_Task brief_: Leaving the pictures out, print the lines from the first line of the listing through the line containing "two_theta = np.round(np.arange(10, 70.001, 0.1), 1)", exactly as they read, and no others.

_Recorded data_:

>> start

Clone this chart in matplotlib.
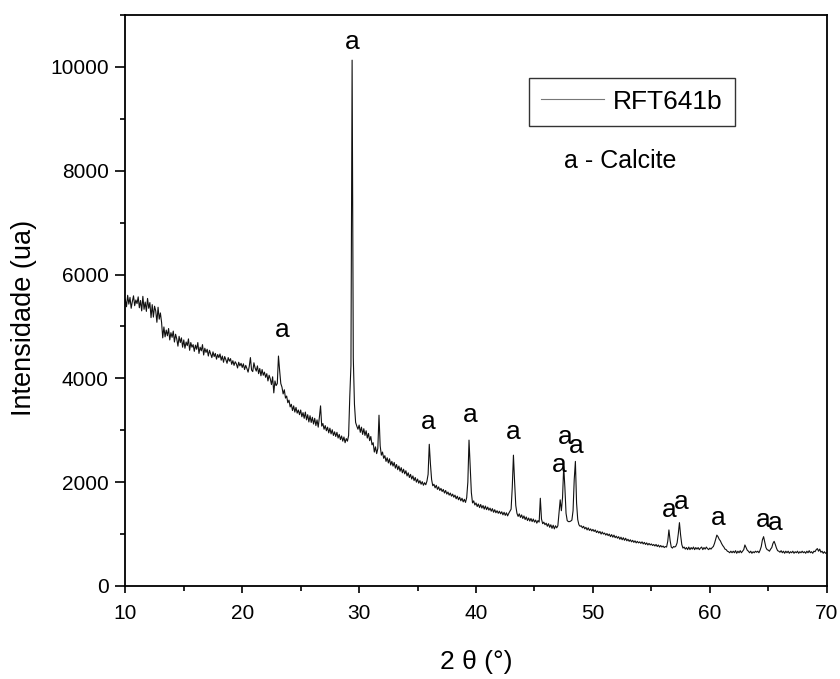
import numpy as np
import matplotlib
matplotlib.use('Agg')
import matplotlib.pyplot as plt
from matplotlib.ticker import MultipleLocator

plt.rcParams['font.family'] = ['Liberation Sans', 'DejaVu Sans']

# 2-theta grid, 0.1 deg step from 10 to 70
two_theta = np.round(np.arange(10, 70.001, 0.1), 1)

# intensity, one row per degree
intensity = [
    5520, 5380, 5600, 5430, 5560, 5350, 5480, 5590, 5400, 5510,   # 10
    5440, 5570, 5360, 5500, 5300, 5580, 5330, 5470, 5290, 5540,   # 11
    5350, 5460, 5170, 5420, 5180, 5390, 5300, 5080, 5370, 5140,   # 12
    5260, 5080, 4780, 4990, 4800, 4930, 4820, 4960, 4740, 4880,   # 13
    4790, 4910, 4700, 4850, 4760, 4620, 4810, 4690, 4780, 4600,   # 14
    4740, 4580, 4700, 4630, 4760, 4540, 4690, 4600, 4650, 4520,   # 15
    4640, 4560, 4690, 4480, 4600, 4530, 4650, 4450, 4580, 4500,   # 16
    4560, 4430, 4540, 4470, 4400, 4510, 4420, 4480, 4370, 4460,   # 17
    4400, 4470, 4350, 4430, 4310, 4420, 4360, 4290, 4400, 4330,   # 18
    4380, 4270, 4340, 4250, 4320, 4280, 4200, 4310, 4240, 4290,   # 19
    4210, 4280, 4170, 4250, 4190, 4120, 4230, 4400, 4160, 4130,   # 20
    4300, 4200, 4140, 4240, 4090, 4190, 4050, 4170, 4060, 4120,   # 21
    4020, 4090, 3950, 4060, 3990, 3880, 4030, 3720, 3950, 3860,   # 22
    3900, 4430, 4150, 3900, 3830, 3700, 3780, 3620, 3660, 3530,   # 23
    3580, 3450, 3500, 3380, 3470, 3350, 3440, 3330, 3390, 3300,   # 24
    3390, 3260, 3340, 3230, 3350, 3200, 3300, 3160, 3280, 3150,   # 25
    3250, 3120, 3230, 3090, 3200, 3060, 3250, 3470, 3080, 3130,   # 26
    3020, 3090, 2990, 3060, 2950, 3040, 2930, 3010, 2900, 2970,   # 27
    2880, 2960, 2850, 2920, 2820, 2890, 2790, 2870, 2760, 2840,   # 28
    2790, 2900, 3650, 4250, 10130, 4400, 3500, 3150, 3080, 3020,  # 29
    3100, 2960, 3060, 2920, 3030, 2900, 2990, 2850, 2940, 2800,   # 30
    2880, 2720, 2760, 2580, 2680, 2550, 2650, 3290, 2700, 2520,   # 31
    2580, 2460, 2510, 2400, 2470, 2370, 2450, 2330, 2400, 2310,   # 32
    2380, 2270, 2340, 2240, 2310, 2210, 2280, 2180, 2250, 2160,   # 33
    2220, 2120, 2180, 2090, 2150, 2060, 2120, 2030, 2090, 2000,   # 34
    2060, 1980, 2030, 1960, 2010, 1940, 1990, 1950, 2020, 2150,   # 35
    2730, 2350, 2050, 1930, 1960, 1890, 1940, 1860, 1910, 1840,   # 36
    1880, 1820, 1860, 1790, 1840, 1770, 1810, 1750, 1790, 1730,   # 37
    1770, 1710, 1750, 1680, 1730, 1660, 1710, 1640, 1690, 1620,   # 38
    1670, 1610, 1700, 2000, 2810, 2300, 1800, 1600, 1640, 1560,   # 39
    1600, 1530, 1580, 1510, 1570, 1500, 1550, 1480, 1540, 1470,   # 40
    1520, 1460, 1500, 1440, 1490, 1420, 1470, 1410, 1450, 1400,   # 41
    1440, 1390, 1430, 1370, 1420, 1360, 1410, 1350, 1400, 1440,   # 42
    1480, 1900, 2520, 2000, 1550, 1400, 1340, 1390, 1320, 1370,   # 43
    1300, 1350, 1280, 1330, 1260, 1310, 1250, 1300, 1240, 1290,   # 44
    1230, 1270, 1210, 1260, 1230, 1690, 1290, 1200, 1230, 1180,   # 45
    1210, 1150, 1200, 1130, 1180, 1110, 1170, 1100, 1160, 1120,   # 46
    1160, 1400, 1660, 1450, 1700, 2300, 1900, 1400, 1260, 1240,   # 47
    1240, 1250, 1270, 1450, 2050, 2400, 1600, 1280, 1180, 1150,   # 48
    1160, 1120, 1150, 1100, 1130, 1080, 1120, 1070, 1100, 1060,   # 49
    1090, 1050, 1080, 1030, 1060, 1020, 1050, 1000, 1040, 1000,   # 50
    1020, 980, 1010, 970, 1000, 950, 990, 940, 980, 930,          # 51
    960, 920, 950, 900, 940, 890, 930, 880, 920, 870,             # 52
    900, 860, 890, 850, 880, 840, 870, 830, 860, 830,             # 53
    850, 820, 850, 810, 840, 800, 830, 790, 820, 790,             # 54
    810, 780, 800, 770, 800, 760, 790, 750, 780, 750,             # 55
    770, 740, 760, 750, 860, 1080, 880, 750, 730, 760,            # 56
    750, 770, 830, 1000, 1220, 980, 800, 730, 750, 710,           # 57
    740, 700, 750, 700, 740, 710, 750, 700, 740, 710,             # 58
    740, 700, 730, 750, 700, 740, 710, 750, 720, 700,             # 59
    730, 710, 740, 760, 820, 900, 980, 950, 900, 870,             # 60
    820, 780, 750, 710, 700, 670, 660, 640, 670, 640,             # 61
    670, 640, 680, 630, 670, 640, 680, 640, 670, 700,             # 62
    790, 740, 690, 670, 640, 670, 630, 660, 640, 670,             # 63
    650, 670, 640, 690, 760, 890, 950, 840, 740, 700,             # 64
    690, 670, 710, 740, 820, 860, 800, 730, 680, 670,             # 65
    650, 680, 640, 670, 630, 670, 640, 670, 630, 660,             # 66
    640, 670, 630, 660, 640, 670, 630, 660, 640, 670,             # 67
    640, 660, 630, 670, 640, 680, 640, 660, 630, 670,             # 68
    660, 700, 720, 670, 710, 650, 670, 630, 660, 630,             # 69
    640,                                                          # 70
]

# calcite peak markers ("a") placed above the peaks
label_x = [29.42, 23.4, 35.9, 39.5, 43.2, 47.1, 47.6, 48.6, 56.5, 57.55, 60.7, 64.6, 65.6]
label_y = [10480, 4930, 3160, 3290, 2970, 2330, 2870, 2700, 1460, 1620, 1310, 1270, 1210]

fig = plt.figure(figsize=(8.4, 6.79), dpi=100)
ax = fig.add_axes([0.1492, 0.1370, 0.8350, 0.8409])

ax.plot(two_theta, intensity, color='#111111', lw=0.8, label='RFT641b')

for x, y in zip(label_x, label_y):
    ax.text(x, y, 'a', fontsize=19, ha='center', va='center')

ax.text(0.705, 0.745, 'a - Calcite', transform=ax.transAxes, fontsize=18,
        ha='center', va='center')

ax.set_xlim(10, 70)
ax.set_ylim(0, 11000)
ax.xaxis.set_major_locator(MultipleLocator(10))
ax.xaxis.set_minor_locator(MultipleLocator(5))
ax.yaxis.set_major_locator(MultipleLocator(2000))
ax.yaxis.set_minor_locator(MultipleLocator(1000))

ax.tick_params(axis='both', which='both', direction='out', labelsize=15,
               top=False, right=False, width=1.2)
ax.tick_params(axis='x', which='major', length=5, pad=8)
ax.tick_params(axis='x', which='minor', length=3.8)
ax.tick_params(axis='y', which='major', length=7, pad=5)
ax.tick_params(axis='y', which='minor', length=3.6)
for s in ax.spines.values():
    s.set_linewidth(1.3)

ax.set_xlabel('2 θ (°)', fontsize=19)
ax.set_ylabel('Intensidade (ua)', fontsize=19.5)
ax.xaxis.set_label_coords(0.5, -0.112)
ax.yaxis.set_label_coords(-0.126, 0.47)

leg = ax.legend(loc='upper right', bbox_to_anchor=(0.869, 0.890), borderaxespad=0,
                fontsize=19, fancybox=False, frameon=True, handlelength=2.4,
                handletextpad=0.35, borderpad=0.45)
leg.get_frame().set_edgecolor('black')
leg.get_frame().set_linewidth(1.0)
leg.get_lines()[0].set_color('#777777')

fig.savefig('out.png', dpi=100)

>> end

_In response_:
Clone this chart in matplotlib.
import numpy as np
import matplotlib
matplotlib.use('Agg')
import matplotlib.pyplot as plt
from matplotlib.ticker import MultipleLocator

plt.rcParams['font.family'] = ['Liberation Sans', 'DejaVu Sans']

# 2-theta grid, 0.1 deg step from 10 to 70
two_theta = np.round(np.arange(10, 70.001, 0.1), 1)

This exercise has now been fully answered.